Bigre ! Ma sœur a donc eu une période "conscientisée" et s'était mise à lire des choses en rapport avec la condition des noirs aux États-Unis. Mais au lieu de la bête autobiographie d'Angela Davis, elle se payait le luxe de lire des textes nettement plus énervés et des essais historiques pointus. En fait, nombre de livres de sa bibliothèque ont été lus par mes soins lorsque j'étais nettement plus jeune. Je me rappelle avoir lu chez elle pour la première fois Crime et Châtiment (dans l'édition du Livre de Poche), Le Tremblement de Terre du Chili de Kleist dans l'édition de La Pléiade (Romantiques Allemands - tome 1 - je l'ai dans ma bibliothèque aussi, maintenant) - curieusement, je fis l'impasse pendant de longues années sur la Marquise d'O jusqu'à ce que mon visionnage du film de Rohmer m'y pousse enfin.... - et puis Walt Whitman, et bien d'autres textes. On reviendra sur quelques lectures de chez elle, un de ces jours.
Tout cela pour vous confirmer une chose que vous savez déjà tous : notre bibliothèque nous révèle presque infailliblement, d'autant que ma sœur - toute révérence gardée - eut pu être Tenancière, car elle travailla également en librairie, autant dire une sorte d'éponge sensible à l'air du temps. Comme l'érosion n'a pas eu prise sur sa bibliothèque, beaucoup de strates sont encore visibles dont celle qui contient le Rap Brown et le livre sur les carpetbaggers. On le sait déjà, c'est une créature tout droit sortie des années 60 et l'ère Jurassique de sa bibliothèque conserve encore quelques beaux specimen de fossiles. Mais son ère quaternaire est également riche quoique plus papillonnant, plus poétique et parfois nettement plus "mainstream"... comme ce livre sur les bandits célèbres.
Sur ce livre-là, Kipling aurait dit : "mais ceci est une autre histoire". Je me contente de vous renvoyer au prochain billet sur ma sœur...
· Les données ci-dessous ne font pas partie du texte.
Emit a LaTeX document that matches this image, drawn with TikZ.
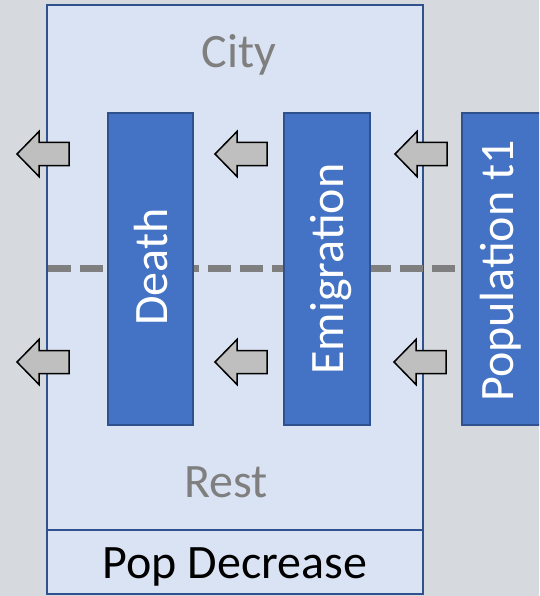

Il y a donc dans la bibliothèque de ma sœur des livres qui ont soit inspiré ma vocation de libraire, soit aidé à la formation du modeste lecteur que je demeure encore. Et puis il existe une autre catégorie de livres, comme cette Histoire de la Pègre aux États-Unis, in-12, dans un cartonnage en skyvertex véritable et néanmoins noirâtre, publié chez Famot, je pense, vers les années 70 ou 80, peu importe du reste, tant ces livres se ressemblent d’un sujet et d’une année à l’autre. Bigre : un tel livre dans la bibliothèque de ma sœur… Allons, qui de vous, lecteurs de ce blog, ne possède pas au moins un livre, un disque, un film qu’il juge inavouable et que, comme par hasard un tiers découvre quasiment en premier dans vos rayonnage ? La chose est banale, c’est une sorte d’aimant à importuns, sauf que les importuns en question ont souvent la couleur des intimes.
C’est comme cela.
A bien regarder, du reste, le livre n’est pas si déshonorant et raconte d’une façon plutôt divertissante les frasques de Bonnie & Clyde, Baby Face Nelson, la chasse de Dillinger par les G-men, l’inévitable Al Capone, etc.
Je n’ai jamais demandé comment ce livre a pu atterrir dans sa bibliothèque et quels sont ses sentiments vis-à-vis de celui-ci. Mais, en somme, la confrontation avec Krishnamurti et Romain Rolland me paraît baroque et néanmoins apaisante pour l’étranger de passage devant cette bibliothèque.
Il va de soi que l’usage de cet ouvrage se pare d’évidence. On pourrait même l’affubler de l’étiquette « d’utilitaire » tant sa destination et son usage vont de pair : la lecture dans les toilettes. Ainsi, le visiteur peu concerné par le contenu de la bibliothèque de ma sœur peut toujours vaincre cette angoisse de la solitude des édicules en compagnie de ce petit ouvrage ni passionnant ni tout à fait nul. On peut déclarer, du reste, qu’à ce stade, l’ouvrage est providentiel, car comment envisager cette brève claustration en compagnie d’un traité de bouddhisme zen ou de « Jean-Christophe », de Romain Rolland, ces lectures ne s’accommodant que peu d’une approche fugace.
En libraire avisé, on recommandera donc à ses lecteurs l’obtention de ce type d’ouvrage : chronique de la pègre, petites histoires amoureuses de la Grande Histoire, biographies de starlettes… On évitera cependant les chroniques autour de la Seconde Guerre Mondiale et autres écrits de cette nature graveleuse, ainsi que les écrits exaltant les vertus militaires, ceux-ci risquant de provoquer quelques troubles guère propices, même dans les édicules destinés à les recevoir. L’hôte soucieux du bien-être de ses invités ferait bien d’y songer.
Certes, nombre de personnes ont déjà prévu une bibliothèque spéciale à cet endroit. Mais il faut songer que le sujet principal de ce billet est ma sœur. Or, celle-ci semble avoir adopté le point de vue d’Henry Miller – autre auteur favori - à propos de la lecture dans les toilettes. On lui saura donc gré de faire preuve d’une certaine tolérance – même si son expression en est inconsciente, vis-à-vis des personnes de passage en passant par-dessus sa réprobation.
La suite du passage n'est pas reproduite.